Typically, the initial inquiry comes from a brand’s trim department, but “very often their legal department takes it over and says, ‘This is what we’re going to do with the care labels,’” Loop said.
It’s a similar process at Progressive, where all the care-label information is provided by the manufacturer.
“Since we’ve been doing it for so long, we are able to give advice on how to lay it out so it doesn’t seem so long,” Garcia-Velasquez said. “We do folding techniques to make it seem like a shorter label—when really it’s an 8-inch label that we fold down to a 3-inch label. They get all of the information that’s needed, but it’s not hanging down half of the shirt.”
Garcia-Velasquez also recommends customers include additional languages on the care label—even if they are not yet selling in those countries.
“I have customers that are just getting started, and if they think they might be selling in Canada and Mexico, it’s really not costing them anything else at all to just go ahead and include those two options,” she said. “It’s no cost but all value added, just in case.”
NexGen’s Loop also suggests manufacturers plan ahead.
“Have a plan to understand what the requirements are for that country and then work with a global label company,” he said. NexGen has a database of content information translated into about 32 languages. When new requirements arise—“as they often do each season,” Loop said—NexGen works with an ISO-certified translation company to get an authorized translation, which then has to be reviewed and approved by the brand or retailer.

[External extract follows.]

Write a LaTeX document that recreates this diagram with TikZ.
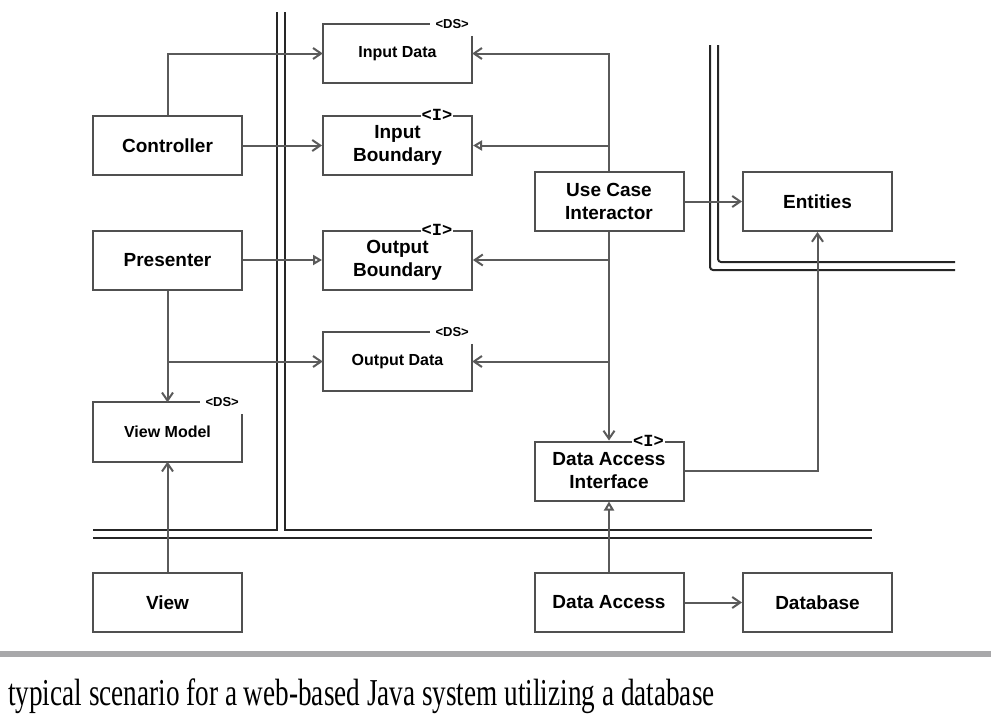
\documentclass[tikz,border=0pt]{standalone}
\usepackage{fontspec}
\setmainfont{Liberation Serif}
\setsansfont{Liberation Sans}
\setmonofont{Liberation Mono}
\usetikzlibrary{arrows.meta}
\definecolor{boxgray}{HTML}{505050}
\definecolor{linegray}{HTML}{5A5A5A}
\definecolor{rulegray}{HTML}{A8A8AA}
\tikzset{
  box/.style={minimum width=149pt, minimum height=59pt, inner sep=0pt, align=center,
    font=\sffamily\bfseries\fontsize{19}{23}\selectfont},
  framed/.style={box, draw=boxgray, line width=2pt},
  smallbox/.style={box, font=\sffamily\bfseries\fontsize{16}{18}\selectfont},
  frame/.style={draw=boxgray, line width=2pt},
  dsmark/.style={inner sep=1pt, font=\sffamily\bfseries\fontsize{13}{13}\selectfont},
  imark/.style={inner sep=1pt, fill=white, font=\ttfamily\bfseries\fontsize{17}{17}\selectfont},
  conn/.style={draw=linegray, line width=2pt},
  barb/.style={conn, -{Straight Barb[length=8pt,width=11pt]}},
  impl/.style={conn, -{Triangle[open,length=9pt,width=10pt,fill=white]}},
  wall/.style={draw=black!85, line width=2pt},
}
\begin{document}
\begin{tikzpicture}[x=1pt,y=-1pt]
\useasboundingbox (0,0) rectangle (991,720);

% boundaries
\draw[wall] (277,12) -- (277,530) -- (93,530);
\draw[wall] (285,12) -- (285,530) -- (872,530);
\draw[wall] (93,538) -- (872,538);
\draw[wall, rounded corners=3pt] (710,45) -- (710,270) -- (955,270);
\draw[wall, rounded corners=3pt] (718,45) -- (718,262) -- (955,262);

% boxes
\node[framed] (ctrl) at (167.5,145.5) {Controller};
\node[framed] (pres) at (167.5,260) {Presenter};
\node[smallbox] (vm) at (167.5,432) {View Model};
\node[framed] (view) at (167.5,602.5) {View};

\node[smallbox] (indata) at (397.5,53.5) {Input Data};
\node[framed] (inbound) at (397.5,145.5) {Input\\Boundary};
\node[framed] (outbound) at (397.5,260) {Output\\Boundary};
\node[smallbox] (outdata) at (397.5,361.5) {Output Data};

\node[framed] (uci) at (609,201.5) {Use Case\\Interactor};
\node[framed] (dai) at (609,471) {Data Access\\Interface};
\node[framed] (da) at (609,602.5) {Data Access};

\node[framed] (ent) at (817.5,201.5) {Entities};
\node[framed] (db) at (817.5,602.5) {Database};

% data structure outlines
\foreach \n in {indata,outdata,vm}
  \draw[frame] ([yshift=-12pt]\n.north east) -- (\n.south east) -- (\n.south west)
    -- (\n.north west) -- ([xshift=-42pt]\n.north east);
\node[dsmark] (indata-ds) at ([xshift=-20pt]indata.north east) {<DS>};
\node[dsmark] (outdata-ds) at ([xshift=-20pt]outdata.north east) {<DS>};
\node[dsmark] (vm-ds) at ([xshift=-20pt]vm.north east) {<DS>};

% interface marks
\node[imark] (inbound-i) at ([xshift=-36pt]inbound.north east) {<I>};
\node[imark] (outbound-i) at ([xshift=-36pt]outbound.north east) {<I>};
\node[imark] (dai-i) at ([xshift=-36pt]dai.north east) {<I>};

% connectors
\draw[barb] (ctrl.north) |- (indata.west);
\draw[barb] (ctrl) -- (inbound);
\draw[impl] (pres) -- (outbound);
\draw[barb] (pres.south) -- (vm.north);
\draw[barb] (pres.south) |- (outdata.west);
\draw[barb] (view) -- (vm);

\draw[barb] (uci.north) |- (indata.east);
\draw[impl] (uci.north) |- (inbound.east);
\draw[barb] (uci.south) |- (outbound.east);
\draw[barb] (uci.south) |- (outdata.east);
\draw[barb] (uci.south) -- (dai.north);
\draw[barb] (uci) -- (ent);
\draw[barb] (dai.east) -| (ent.south);
\draw[impl] (da) -- (dai);
\draw[barb] (da) -- (db);

% caption
\fill[rulegray] (0,651) rectangle (991,657);
\node[anchor=base west, inner sep=0pt, font=\fontsize{38}{38}\selectfont] (caption) at (8,705)
  {\scalebox{0.716}[1]{typical scenario for a web-based Java system utilizing a database}};
\end{tikzpicture}
\end{document}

Avery Dennison doesn’t recommend brands add additional languages to their tags “unless they have a firm plan to enter [those] new markets,” Schneider said. “We do have solutions that are flexible in re-engineering care labels to either meet global requirements or regional requirements. We [can] help our brands come up with multiple layouts in different ways so we can optimize space and get the care labels as small as possible.”
Companies looking for guidance on care-label requirements around the world can find some information from the U.S. Department of Commerce’s Office of Textiles and Apparel (OTEXA), which publishes a table of international care-label requirements. However, OTEXA says this information is only a guide and recommends companies consult “your importer or the appropriate authorities to confirm the current labeling requirements.”
Avery Dennison publishes its own compliance guide for its customers.
Schneider said that as brands and retailers streamline their operations to keep competitive, some are reducing the resources they put toward care-label compliance.
“Brands that used to have an entire department that would deal with global care-label requirements—we find that those teams are either significantly reduced or their resources are being focused on other areas of the business,” she said. “That’s why we started putting together a whole legal compliance guide to help support our customers. As they enter new markets, the sorting and sifting through all the legal requirements can be an absolute daunting task. We find our customers are relying on us for our guidance in that area. And that’s something that we do really well.”